Texto em que o autor apresenta e defende suas ideias e opiniões, a partir da interpretação de fatos e dados.
Plataformas precisam ser muito mais duras com quem espalha fake news
Quando se fala em fake news, muita gente levanta a plaquinha "educação" como o antídoto ideal para encurtar as pernas da mentira. Parênteses: como jogam nas costas da educação a solução para todos os males, não é? Bem, sou um dos coordenadores de um curso online de educação midiática - se você não conhece, clique aqui, é bem bacaninha. Estamos no ar desde 2018, temos perfis grandes em redes sociais e já demos mais de 100 palestras presenciais e online. Nesse tempo, tenho construído uma convicção: iniciativas desse tipo ajudam, mas estão longe de resolverem, sozinhas, o problema.
Decepcionado? Por um tempo, eu também fiquei. Mas fui aprendendo que em educação é assim: o trabalho é de longo prazo, exige recorrência, consistência, formação de educadores e - algo que até agora a luta contra a desinformação não conseguiu - escala. Escala, também, é o desafio da checagem de fatos - quase nunca o desmentido tem o mesmo alcance da lorota. Lembrar desses fatores nos ajuda a balizar as expectativas. E a perguntar: que outras questões merecem atenção?

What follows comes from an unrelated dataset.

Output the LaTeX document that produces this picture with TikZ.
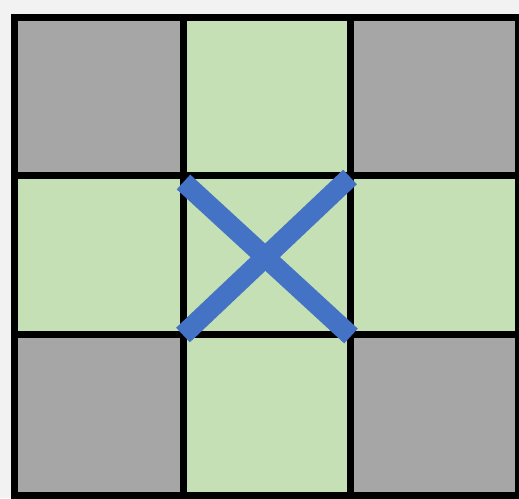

Os holofotes precisam se voltar para as plataformas. Aplicativos que operam com criptografia de ponta a ponta, como WhatsApp e Telegram, são opacos ao controle social da desinformação e se transformam em terreno fértil para a propagação da mentira. Mas mesmo as plataformas mais visíveis - Youtube, Facebook, Twitter, Instagram e TikTok, por exemplo - têm tido movimentações tímidas para impedir que usuários recorrentes no uso da desinformação sejam impedidos de seguir com a prática.
A bola da vez é o Twitter. A política da plataforma prevê exclusão permanente quando o usuário postar 5 ou mais informações falsas sobre a pandemia de covid-19. Na semana passada, o pastor Silas Malafaia teve 11 tuítes sobre o assunto suprimidos pelo serviço. Mas sua conta segue ativa.
Malafaia se defendeu com o argumento de sempre, o de uma suposta "liberdade de expressão" - "por mais esdrúxulo [sic] que seja à [sic] manifestação do pensamento", argumentou, em evidente ato falho. Trata-se de entendimento deturpado do que seria liberdade de expressão. Ela é um direito que precisa ser regulado sempre que ameaçar outros direitos - como o direito à vida, por exemplo.
Por mais que esteja velho dizer que "as mídias sociais são as novas arenas públicas da humanidade", o significado da frase não parece contemplado como deveria. Debates não são brigas campais, são atividades intelectuais que exigem regras. Não espalhar mentiras deliberadamente é uma das mais elementares.
Voltamos aos casos de figuras públicas que publicam fake news como e quando querem. Não são a senhorinha desavisada nem o tio conservador do Zap. Já sofreram sanções graduais como marcação e retiradas de postagens. Ou seja, já passaram por um processo, digamos, mais "pedagógico". Ainda assim, insistem na prática. Em nome de quê devemos tolerá-las?
É hora de bani-las. A exclusão dos perfis de Donald Trump após a invasão ao Capitólio é um exemplo virtuoso: segundo o "Washington Post", a divulgação de desinformação sobre fraude eleitoral caiu 73% nas semanas seguintes ao banimento das contas. É válido criticar que a decisão de impedir Trump de postar tenha partido de meia dúzia de bilionários do vale do silício. Voltamos à questão do caráter público das mídias sociais: é preciso trabalhar para uma regulação que estabeleça políticas editoriais claras, com a participação da sociedade civil em sua construção. É um trabalho de longo prazo que precisa ser construído. Por enquanto, tirar de cena quem envenena o debate já seria um bom começo.